▶ YOUR OBJECTIVE: Transcribe each line of the material as it is, and drop any picture.

※

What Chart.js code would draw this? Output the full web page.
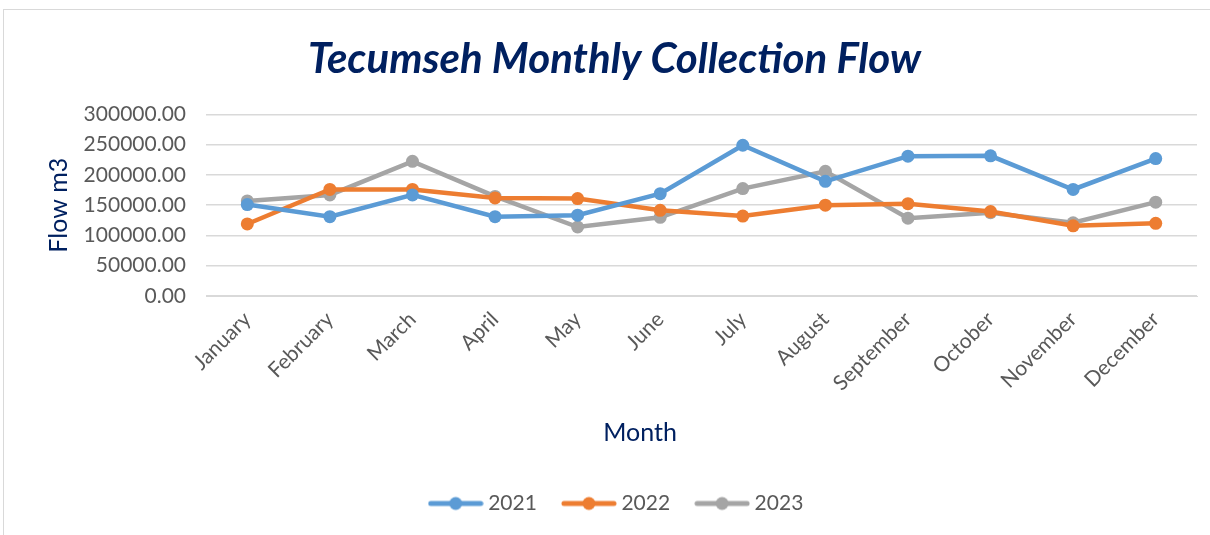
<!DOCTYPE html>
<html>
<head>
<meta charset="utf-8">
<script src="https://cdn.jsdelivr.net/npm/chart.js"></script>
<style>
  html, body { margin: 0; padding: 0; background: #fff; }
  #wrap {
    position: absolute; left: 3px; top: 9px; width: 1207px; height: 526px;
    border-left: 1px solid #d9d9d9; border-top: 1px solid #d9d9d9;
    box-sizing: border-box;
  }
  #chart { position: absolute; left: -4px; top: -10px; }
</style>
</head>
<body>
<div id="wrap"><canvas id="chart" width="1210" height="535"></canvas></div>
<script>
  'use strict';

  const months = ['January', 'February', 'March', 'April', 'May', 'June',
    'July', 'August', 'September', 'October', 'November', 'December'];
  const flow2021 = [151000, 131000, 167000, 131000, 133500, 169000, 249000, 189500, 231000, 231500, 176000, 227000];
  const flow2022 = [119000, 176000, 176000, 162000, 161000, 141500, 132000, 150000, 152500, 139500, 116000, 120000];
  const flow2023 = [157000, 167000, 222500, 164500, 114000, 130000, 177500, 206000, 128500, 137500, 121000, 155000];
  const yTicks = [0, 50000, 100000, 150000, 200000, 250000, 300000];

  const BLUE = '#5B9BD5';
  const ORANGE = '#ED7D31';
  const GRAY = '#A5A5A5';
  const NAVY = '#002060';
  const TEXT = '#595959';

  // legend marker: line with a dot on it
  function legendIcon(color) {
    const c = document.createElement('canvas');
    c.width = 56;
    c.height = 16;
    const g = c.getContext('2d');
    g.strokeStyle = color;
    g.lineWidth = 5;
    g.lineCap = 'round';
    g.beginPath();
    g.moveTo(3, 8);
    g.lineTo(53, 8);
    g.stroke();
    g.fillStyle = color;
    g.beginPath();
    g.arc(28, 8, 6.5, 0, Math.PI * 2);
    g.fill();
    return c;
  }

  function series(label, data, color) {
    return {
      label,
      data,
      borderColor: color,
      backgroundColor: color,
      borderWidth: 4.5,
      pointRadius: 6.5,
      pointHoverRadius: 6.5,
      pointBorderWidth: 0,
      pointStyle: 'circle',
      tension: 0
    };
  }

  // nudge title / legend off the plot centre the way the original sits,
  // and put the x-axis title where it is in the original
  const placement = {
    id: 'placement',
    afterLayout(chart) {
      chart.titleBlock.left += 32;
      chart.legend.left += 40;
    },
    afterDraw(chart) {
      const ctx = chart.ctx;
      ctx.save();
      ctx.font = '25px Lato';
      ctx.fillStyle = NAVY;
      ctx.textAlign = 'center';
      ctx.textBaseline = 'middle';
      ctx.fillText('Month', 640, 433);
      ctx.restore();
    }
  };

  new Chart(document.getElementById('chart').getContext('2d'), {
    type: 'line',
    data: {
      labels: months,
      datasets: [
        series('2021', flow2021, BLUE),
        series('2022', flow2022, ORANGE),
        series('2023', flow2023, GRAY)
      ]
    },
    plugins: [placement],
    options: {
      responsive: false,
      animation: false,
      layout: { padding: { left: 0, right: 13, top: 34, bottom: 11 } },
      plugins: {
        title: {
          display: true,
          text: 'Tecumseh Monthly Collection Flow',
          color: NAVY,
          font: { family: 'Lato', size: 42, weight: 'bold', style: 'italic', lineHeight: 1.2 },
          padding: { top: 0, bottom: 30 }
        },
        legend: {
          position: 'bottom',
          labels: {
            color: TEXT,
            font: { family: 'Lato', size: 21 },
            usePointStyle: true,
            pointStyleWidth: 44,
            boxHeight: 16,
            generateLabels: function (chart) {
              return chart.data.datasets.map((ds, i) => ({
                text: ds.label,
                fillStyle: ds.borderColor,
                strokeStyle: ds.borderColor,
                fontColor: TEXT,
                pointStyle: legendIcon(ds.borderColor),
                datasetIndex: i,
                hidden: false
              }));
            },
            padding: 30
          }
        },
        tooltip: { enabled: false }
      },
      scales: {
        x: {
          offset: true,
          grid: { display: false },
          border: { color: '#d9d9d9', width: 1 },
          afterFit: function (axis) { axis.height = 167; },
          ticks: {
            color: TEXT,
            font: { family: 'Lato', size: 21 },
            maxRotation: 45,
            minRotation: 45,
            autoSkip: false
          }
        },
        y: {
          min: 0,
          max: 300000,
          afterBuildTicks: function (axis) {
            axis.ticks = yTicks.map(v => ({ value: v }));
          },
          afterFit: function (axis) { axis.width = 206; },
          grid: { color: '#d9d9d9', lineWidth: 1.5, drawTicks: false },
          border: { display: false },
          ticks: {
            color: TEXT,
            font: { family: 'Lato', size: 21 },
            padding: 20,
            callback: function (value) {
              return Number(value).toFixed(2);
            }
          },
          title: {
            display: true,
            text: 'Flow m3',
            color: NAVY,
            font: { family: 'Lato', size: 25 },
            padding: { top: 44, bottom: 0 }
          }
        }
      }
    }
  });
</script>
</body>
</html>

※

▶ FINAL ANSWER:
What Chart.js code would draw this? Output the full web page.
<!DOCTYPE html>
<html>
<head>
<meta charset="utf-8">
<script src="https://cdn.jsdelivr.net/npm/chart.js"></script>
<style>
  html, body { margin: 0; padding: 0; background: #fff; }
  #wrap {
    position: absolute; left: 3px; top: 9px; width: 1207px; height: 526px;
    border-left: 1px solid #d9d9d9; border-top: 1px solid #d9d9d9;
    box-sizing: border-box;
  }
  #chart { position: absolute; left: -4px; top: -10px; }
</style>
</head>
<body>
<div id="wrap"><canvas id="chart" width="1210" height="535"></canvas></div>
<script>
  'use strict';

  const months = ['January', 'February', 'March', 'April', 'May', 'June',
    'July', 'August', 'September', 'October', 'November', 'December'];
  const flow2021 = [151000, 131000, 167000, 131000, 133500, 169000, 249000, 189500, 231000, 231500, 176000, 227000];
  const flow2022 = [119000, 176000, 176000, 162000, 161000, 141500, 132000, 150000, 152500, 139500, 116000, 120000];
  const flow2023 = [157000, 167000, 222500, 164500, 114000, 130000, 177500, 206000, 128500, 137500, 121000, 155000];
  const yTicks = [0, 50000, 100000, 150000, 200000, 250000, 300000];

  const BLUE = '#5B9BD5';
  const ORANGE = '#ED7D31';
  const GRAY = '#A5A5A5';
  const NAVY = '#002060';
  const TEXT = '#595959';

  // legend marker: line with a dot on it
  function legendIcon(color) {
    const c = document.createElement('canvas');
    c.width = 56;
    c.height = 16;
    const g = c.getContext('2d');
    g.strokeStyle = color;
    g.lineWidth = 5;
    g.lineCap = 'round';
    g.beginPath();
    g.moveTo(3, 8);
    g.lineTo(53, 8);
    g.stroke();
    g.fillStyle = color;
    g.beginPath();
    g.arc(28, 8, 6.5, 0, Math.PI * 2);
    g.fill();
    return c;
  }

  function series(label, data, color) {
    return {
      label,
      data,
      borderColor: color,
      backgroundColor: color,
      borderWidth: 4.5,
      pointRadius: 6.5,
      pointHoverRadius: 6.5,
      pointBorderWidth: 0,
      pointStyle: 'circle',
      tension: 0
    };
  }

  // nudge title / legend off the plot centre the way the original sits,
  // and put the x-axis title where it is in the original
  const placement = {
    id: 'placement',
    afterLayout(chart) {
      chart.titleBlock.left += 32;
      chart.legend.left += 40;
    },
    afterDraw(chart) {
      const ctx = chart.ctx;
      ctx.save();
      ctx.font = '25px Lato';
      ctx.fillStyle = NAVY;
      ctx.textAlign = 'center';
      ctx.textBaseline = 'middle';
      ctx.fillText('Month', 640, 433);
      ctx.restore();
    }
  };

  new Chart(document.getElementById('chart').getContext('2d'), {
    type: 'line',
    data: {
      labels: months,
      datasets: [
        series('2021', flow2021, BLUE),
        series('2022', flow2022, ORANGE),
        series('2023', flow2023, GRAY)
      ]
    },
    plugins: [placement],
    options: {
      responsive: false,
      animation: false,
      layout: { padding: { left: 0, right: 13, top: 34, bottom: 11 } },
      plugins: {
        title: {
          display: true,
          text: 'Tecumseh Monthly Collection Flow',
          color: NAVY,
          font: { family: 'Lato', size: 42, weight: 'bold', style: 'italic', lineHeight: 1.2 },
          padding: { top: 0, bottom: 30 }
        },
        legend: {
          position: 'bottom',
          labels: {
            color: TEXT,
            font: { family: 'Lato', size: 21 },
            usePointStyle: true,
            pointStyleWidth: 44,
            boxHeight: 16,
            generateLabels: function (chart) {
              return chart.data.datasets.map((ds, i) => ({
                text: ds.label,
                fillStyle: ds.borderColor,
                strokeStyle: ds.borderColor,
                fontColor: TEXT,
                pointStyle: legendIcon(ds.borderColor),
                datasetIndex: i,
                hidden: false
              }));
            },
            padding: 30
          }
        },
        tooltip: { enabled: false }
      },
      scales: {
        x: {
          offset: true,
          grid: { display: false },
          border: { color: '#d9d9d9', width: 1 },
          afterFit: function (axis) { axis.height = 167; },
          ticks: {
            color: TEXT,
            font: { family: 'Lato', size: 21 },
            maxRotation: 45,
            minRotation: 45,
            autoSkip: false
          }
        },
        y: {
          min: 0,
          max: 300000,
          afterBuildTicks: function (axis) {
            axis.ticks = yTicks.map(v => ({ value: v }));
          },
          afterFit: function (axis) { axis.width = 206; },
          grid: { color: '#d9d9d9', lineWidth: 1.5, drawTicks: false },
          border: { display: false },
          ticks: {
            color: TEXT,
            font: { family: 'Lato', size: 21 },
            padding: 20,
            callback: function (value) {
              return Number(value).toFixed(2);
            }
          },
          title: {
            display: true,
            text: 'Flow m3',
            color: NAVY,
            font: { family: 'Lato', size: 25 },
            padding: { top: 44, bottom: 0 }
          }
        }
      }
    }
  });
</script>
</body>
</html>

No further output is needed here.